STARKVILLE — New Mississippi State coach Dan Mullen has been planning for this moment for most of his adult life, tucking away notes, ideas and insight into a folder that has grown so much over time it now fills a large filing cabinet drawer.
“I’ve kind of sectioned it off into different things, whether it be recruiting, scheduling, motivational, football,” Mullen said in a recent interview with The Associated Press in his Starkville office. “I’ll take out one of the folders that I keep in the big deal and skim through it, just to keep my mind refreshed.”
It will take everything the 37-year-old former Florida offensive coordinator has learned the last 15 years to turn one of the Southeastern Conference’s most beleaguered programs into a winner. The Bulldogs have won more than four games just once since 2000 and have had 14 winning seasons since 1970 (and some of those successful seasons were marred by NCAA sanctions).
Conventional wisdom and fans of other SEC teams say you can’t win in Starkville, and there’s plenty of proof of that. Just two of 11 coaches have had winning career records since the Bulldogs joined the SEC in 1933. And Murray Warmath (6-5-3) and Darrell Royal (12-8) were in the job just two seasons. A third, Jackie Sherrill (75-75-2), took the team to unprecedented heights on the way to a .500 record but left behind NCAA sanctions.
The detractors say the budget’s too small and the fan base isn’t big enough to do anything about it. But athletic director Greg Byrne is convinced otherwise, and his plan to bring in a young, bright mind to run the spread offense in a town better known for punishing defenses and rambling running backs seems to be paying off already.
Season ticket sales set a record. Fans turned out everywhere Mullen went to talk. More than 31,000 fans turned out to the spring game.
Nothing the nation’s fourth-youngest major college head coach has seen leads him to believe the goal in front of him is impossible to reach.
“They can obviously win here because they’ve played for the SEC championship,” Mullen said. “They’ve won the SEC West before. I think there’s still four SEC schools that have never played in the championship game and we’re not one them, so it’s obvious you can win here. What you have to do is win in the right way.”
And Mullen’s had an up-close view of how to do it the right way. As a key assistant for Urban Meyer, first as quarterbacks coach at Bowling Green and Utah, then offensive coordinator at Florida, Mullen has become one of the foremost masters of the spread offense.
The duo used it at Bowling Green and charted immediate success. Two years later, they moved to Utah where the team started to garner national attention and quarterback Alex Smith become a Heisman Trophy finalist and the No. 1 overall pick in the NFL draft.
They were just getting started, though, and won 44 games and two national championships together after moving to Gainesville in 2005. Mullen also turned Tim Tebow into a household name.

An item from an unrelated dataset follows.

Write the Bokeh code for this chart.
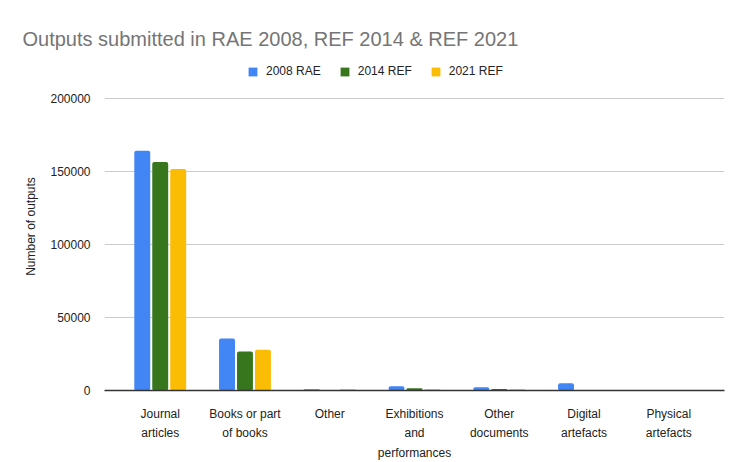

Last year alone the Gators set a record with 42 rushing touchdowns and picked up 3,236 rushing yards while averaging 45.2 points per game. Seven players earned all-SEC honors and Tebow made a bid to become the second player to win the Heisman Trophy twice, though he finished as a runner-up.
Tebow, for one, thinks Mullen won’t have any problem transferring that success from his old job. He considers himself “blessed” to have worked with the coach for three seasons.
“I think he’ll be successful because he wants to be and he’s going to strive to be,” Tebow said. “He’s going to have enthusiasm, and that’s going to create more enthusiasm and that’s going to create hunger. Those people are just going to create an environment that’s going to make people want to succeed. They’re going to will themselves to win some games. That’s going to be exciting to watch.”
That enthusiasm has already rubbed off. The players agree to a man that they’ve just been through the hardest offseason of their lives, and did it willingly. And there is a growing buzz around the program despite predictions the Bulldogs will finish last in the SEC.
“He’s very energetic,” quarterback Tyson Lee said. “High strung all the time — ALL the time — whether he’s on the field or off the field. Wherever you see him that’s how he is. Very inspiring. You can tell he knows exactly what he’s talking about. It’s a comfort to a quarterback to know you have a coach who’s been there. That brings a lot of confidence.”
There wasn’t a lot of confidence surrounding the spread offense when Meyer and Mullen moved their show to Gainesville. For one thing they were a couple of guys from up North. And they were peddling a trickery-based offense to the rough-and-tumble SEC. Critics did more than doubt. They scoffed.
In four short years, though, the spread offense is being mimicked across the nation.
Like his offense, Mullen doesn’t fit the traditional mold. Southerners expect certain things from their coaches. They should have gray in their hair. They should talk a little bit like a preacher when they are speaking with the school’s faithful and they should probably run the ball out of the I-formation.
Mullen is from New Hampshire, of all places, went to Ursinus, a school almost no one has heard of, and has the bearing of a young professor, with a slightly studious slump when he gets up to talk to the crowds.
Different, for sure, but maybe in Starkville that’s just what they need.
“I think people are expanding their thoughts and realizing there’s other ways to do things,” Mullen said.
AP sports writer John Zenor in Hoover, Ala., contributed to this report.